In each reports/<timestamp>_<scenario>/ folder, write:

report_meta.json (small, always present)
- Contains:
  - report_schema_version (if present today)
  - generated_at timestamp
  - scenario_name
  - config_path
  - list/map of metric category files (see below)
metrics/ directory containing one JSON per metric category:
- metrics/detection.json
- metrics/position_accuracy.json
- metrics/doppler.json
- metrics/rcs.json
- metrics/density_homogeneity.json
- (If new categories exist later, they should automatically be written as <metric_name>.json.)
Optional but recommended for backward compatibility: keep writing the legacy monolithic report.json behind a config/flag (default can be either; decide but document it).

B) Strict JSON

Preserve current strict JSON behavior:
- NaN / ±Inf must become null
- Use allow_nan=False
The split files must also be sanitized.

C) HTML generator must read split JSON

Update tools/report_json_to_html.py to support both:

Legacy mode: --input <report.json> still works.
Split mode (new):
- --input-meta <report_meta.json> (preferred)
- Or --input-dir <report_folder> (derive paths)
In split mode:
- Load report_meta.json and each metrics/*.json
- Reconstruct the in-memory structure equivalent to legacy:
  - report = { ...meta..., "metrics": { "detection": <dict>, ... } }
- Then reuse the existing plotting functions (minimal duplication).

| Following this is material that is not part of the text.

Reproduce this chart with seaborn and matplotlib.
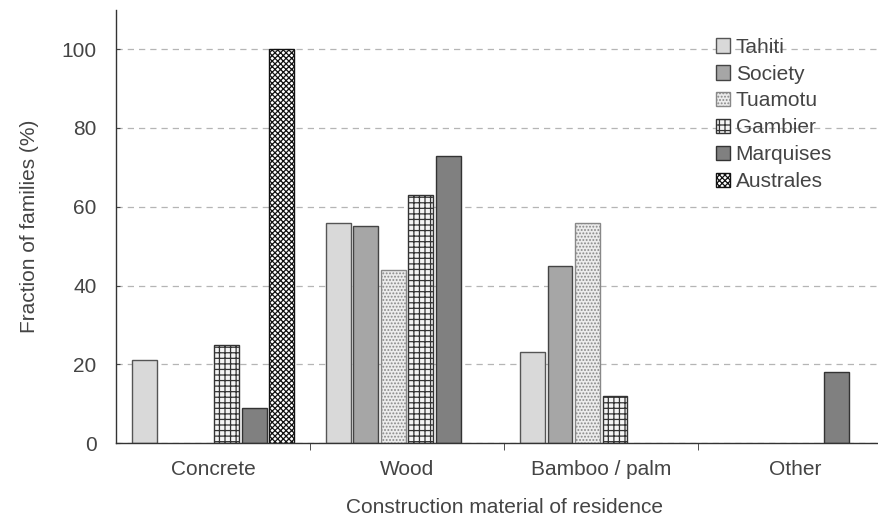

D) “Score metrics” must be added to `summary.md`

summary.md should include:
- Total Score (0–100)
- The requirement table entries (name/value/threshold/status/note) in text form
The scores must be computed from the same logic used by HTML, not a second inconsistent implementation.
- Best approach: refactor scoring code into a shared module, e.g. src/report_scoring.py (pure Python, no Plotly), imported by both:
  - tools/report_json_to_html.py
  - src/report_generator.py
- Keep the scoring function signature stable, e.g. compute_requirements(report_dict) -> list[...] and compute_total_score(reqs) -> float.

Requirements (nice-to-have)

Add a short “Files” section in summary.md listing:
- report_meta.json
- metrics/*.json
- report.html
Add a CLI help text update in README.md describing split outputs.
Add a small “migration note”: HTML accepts either old report.json or new split format.

Implementation steps (suggested)

Introduce a small report container layout
- In src/report_generator.py, create helpers:
  - _write_json(path, obj) using _sanitize_for_json()
  - _ensure_report_dir(), _ensure_metrics_dir()
Change report writing
- Replace single report.json write with:
  - report_meta.json
  - metrics/<name>.json for each report["metrics"][name]
- Decide whether to also write legacy report.json:
  - If yes, gate with a parameter like write_legacy_combined_json: bool = False/True.
Update HTML generation subprocess call
- In src/report_generator.py::_build_html_report(), call:
  - python tools/report_json_to_html.py --input-meta <report_meta.json> --output <report.html>
- Keep it best-effort (never fail evaluation).
Refactor scoring logic
- Move _compute_requirements / _compute_total_score into src/report_scoring.py (no Plotly imports).
- Update HTML tool to import from that module.
- Update ReportGenerator._build_summary_md() to call the same scoring functions and print:
  - Total score line
  - Requirements list with PASS/FAIL/N/A
Update tools/report_json_to_html.py loader
- Add loader functions:
  - _read_report_legacy_json(path)
  - _read_report_split(meta_path) or _read_report_split_dir(dir_path)
- Ensure it reconstructs a report dict with metrics so plotting code remains unchanged.
Guardrails
- If a metric JSON is missing, treat it as empty dict and omit its plots.
- If meta references a missing file, show a warning and continue.
- Keep output deterministic and stable ordering where possible.

Acceptance criteria

Running evaluation produces a report folder containing:
- report_meta.json
- metrics/*.json (one per category present)
- summary.md that now includes Total Score + requirement status lines
- report.html that correctly shows the same graphs as before
tools/report_json_to_html.py works in both modes:
- --input report.json (legacy)
- --input-meta report_meta.json (new)
JSON remains strict (no NaN/Inf tokens).
If Doppler scatter has no valid data pairs, it is omitted (keep the recent robustness behavior).

Testing plan

Unit tests (preferred):
- Add/update tests to validate:
  - Split JSON files exist and are valid JSON
  - Meta references correct metric files
  - Reconstructed report dict from split equals (or is compatible with) legacy structure
  - summary.md contains Total Score and requirement rows
Manual smoke test (if environment permits):
- Generate report, open report.html, verify plots render.

Deliverables

Code changes in:
- src/report_generator.py
- tools/report_json_to_html.py
- New src/report_scoring.py (or similar shared module)
- Tests + README update if you implement nice-to-haves
Ensure everything runs on Windows (PowerShell) and paths are handled via pathlib.Path.

Make changes directly in the codebase and keep the implementation minimal, robust, and backward-compatible where practical.